- Task prompt:
Using the data below, tally the lines that include the string "this". Only the number is wanted.

- Data supplied:
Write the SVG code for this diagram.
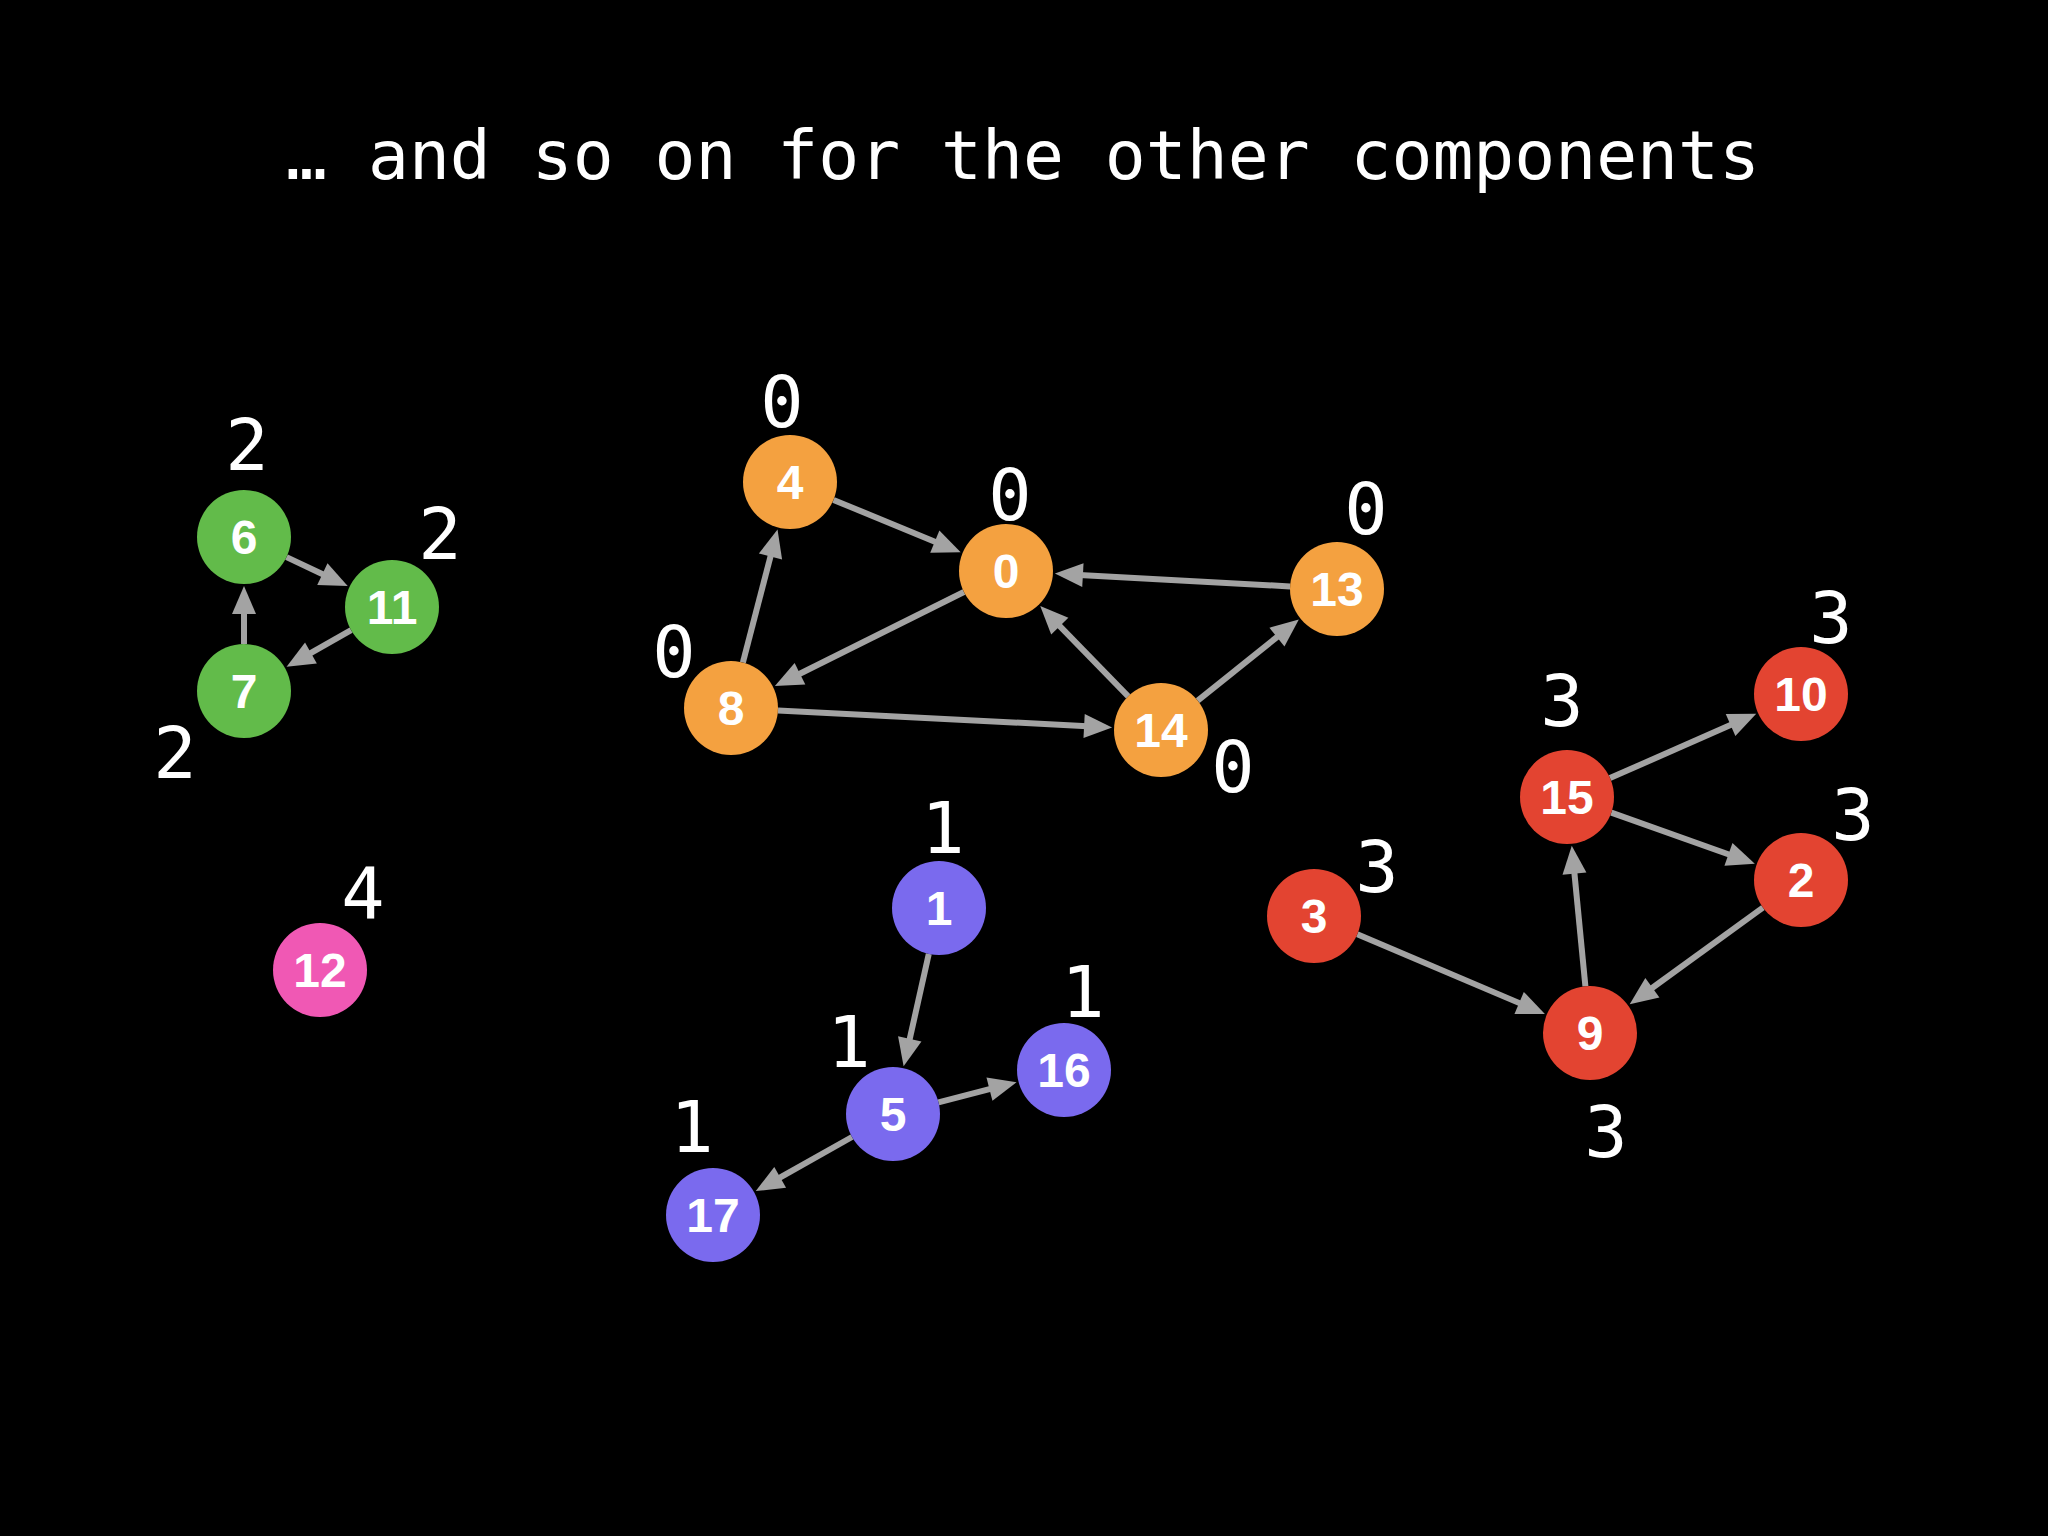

--

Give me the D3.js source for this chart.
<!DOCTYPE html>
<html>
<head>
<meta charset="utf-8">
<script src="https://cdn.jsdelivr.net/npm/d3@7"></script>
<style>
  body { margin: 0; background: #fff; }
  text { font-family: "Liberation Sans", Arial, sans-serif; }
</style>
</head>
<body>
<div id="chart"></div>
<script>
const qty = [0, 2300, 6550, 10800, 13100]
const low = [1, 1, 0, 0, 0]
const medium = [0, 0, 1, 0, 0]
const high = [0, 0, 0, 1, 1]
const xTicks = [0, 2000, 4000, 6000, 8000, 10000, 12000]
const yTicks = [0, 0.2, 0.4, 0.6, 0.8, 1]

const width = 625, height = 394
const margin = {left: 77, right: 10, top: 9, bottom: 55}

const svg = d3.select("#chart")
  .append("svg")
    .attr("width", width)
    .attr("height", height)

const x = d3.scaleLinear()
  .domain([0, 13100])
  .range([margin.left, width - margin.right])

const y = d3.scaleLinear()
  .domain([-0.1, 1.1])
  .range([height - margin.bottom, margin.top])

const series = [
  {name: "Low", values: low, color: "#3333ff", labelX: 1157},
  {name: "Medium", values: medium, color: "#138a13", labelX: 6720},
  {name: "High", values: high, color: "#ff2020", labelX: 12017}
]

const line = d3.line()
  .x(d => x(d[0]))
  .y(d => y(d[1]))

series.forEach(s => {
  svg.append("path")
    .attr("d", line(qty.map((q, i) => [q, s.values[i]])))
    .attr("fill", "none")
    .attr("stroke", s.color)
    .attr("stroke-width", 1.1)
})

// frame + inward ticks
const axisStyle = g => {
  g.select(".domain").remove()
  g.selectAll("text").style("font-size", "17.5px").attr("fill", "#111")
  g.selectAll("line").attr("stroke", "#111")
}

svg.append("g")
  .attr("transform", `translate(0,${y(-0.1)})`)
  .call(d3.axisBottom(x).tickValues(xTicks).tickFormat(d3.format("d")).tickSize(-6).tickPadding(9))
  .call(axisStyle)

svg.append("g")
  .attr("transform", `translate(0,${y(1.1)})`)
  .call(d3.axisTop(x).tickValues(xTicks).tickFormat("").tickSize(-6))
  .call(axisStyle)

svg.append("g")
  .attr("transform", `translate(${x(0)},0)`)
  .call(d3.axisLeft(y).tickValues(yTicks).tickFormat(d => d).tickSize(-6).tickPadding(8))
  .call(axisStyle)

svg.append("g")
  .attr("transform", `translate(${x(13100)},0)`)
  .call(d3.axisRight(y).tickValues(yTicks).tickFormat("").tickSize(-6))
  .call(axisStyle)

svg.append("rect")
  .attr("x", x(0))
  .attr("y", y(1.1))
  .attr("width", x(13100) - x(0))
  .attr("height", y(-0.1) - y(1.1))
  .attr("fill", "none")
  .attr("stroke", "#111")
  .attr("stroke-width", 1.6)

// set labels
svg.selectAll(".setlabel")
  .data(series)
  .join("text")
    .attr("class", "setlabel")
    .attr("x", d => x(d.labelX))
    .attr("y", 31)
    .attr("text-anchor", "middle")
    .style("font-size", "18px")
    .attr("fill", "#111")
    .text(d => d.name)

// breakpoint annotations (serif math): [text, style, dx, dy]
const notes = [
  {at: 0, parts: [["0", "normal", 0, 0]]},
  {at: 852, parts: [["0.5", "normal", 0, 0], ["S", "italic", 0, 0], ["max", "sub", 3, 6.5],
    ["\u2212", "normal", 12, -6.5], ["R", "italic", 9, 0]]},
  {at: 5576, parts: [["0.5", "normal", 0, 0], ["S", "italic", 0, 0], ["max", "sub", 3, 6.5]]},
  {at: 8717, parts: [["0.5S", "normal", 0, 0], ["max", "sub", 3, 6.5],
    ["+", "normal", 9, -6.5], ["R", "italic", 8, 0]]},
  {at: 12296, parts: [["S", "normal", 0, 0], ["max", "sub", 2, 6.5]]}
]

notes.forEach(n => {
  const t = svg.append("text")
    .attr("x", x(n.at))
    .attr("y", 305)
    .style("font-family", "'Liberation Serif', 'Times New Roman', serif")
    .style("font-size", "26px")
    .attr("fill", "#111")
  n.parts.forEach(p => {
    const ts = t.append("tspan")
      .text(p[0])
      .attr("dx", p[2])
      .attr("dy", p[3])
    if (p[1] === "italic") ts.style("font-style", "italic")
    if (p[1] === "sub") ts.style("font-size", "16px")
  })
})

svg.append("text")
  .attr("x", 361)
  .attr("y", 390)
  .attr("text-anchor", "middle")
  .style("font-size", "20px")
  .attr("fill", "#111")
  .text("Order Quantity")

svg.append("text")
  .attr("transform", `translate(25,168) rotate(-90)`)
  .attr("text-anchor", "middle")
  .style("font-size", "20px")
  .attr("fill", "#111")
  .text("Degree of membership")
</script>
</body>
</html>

- Worked solution:
2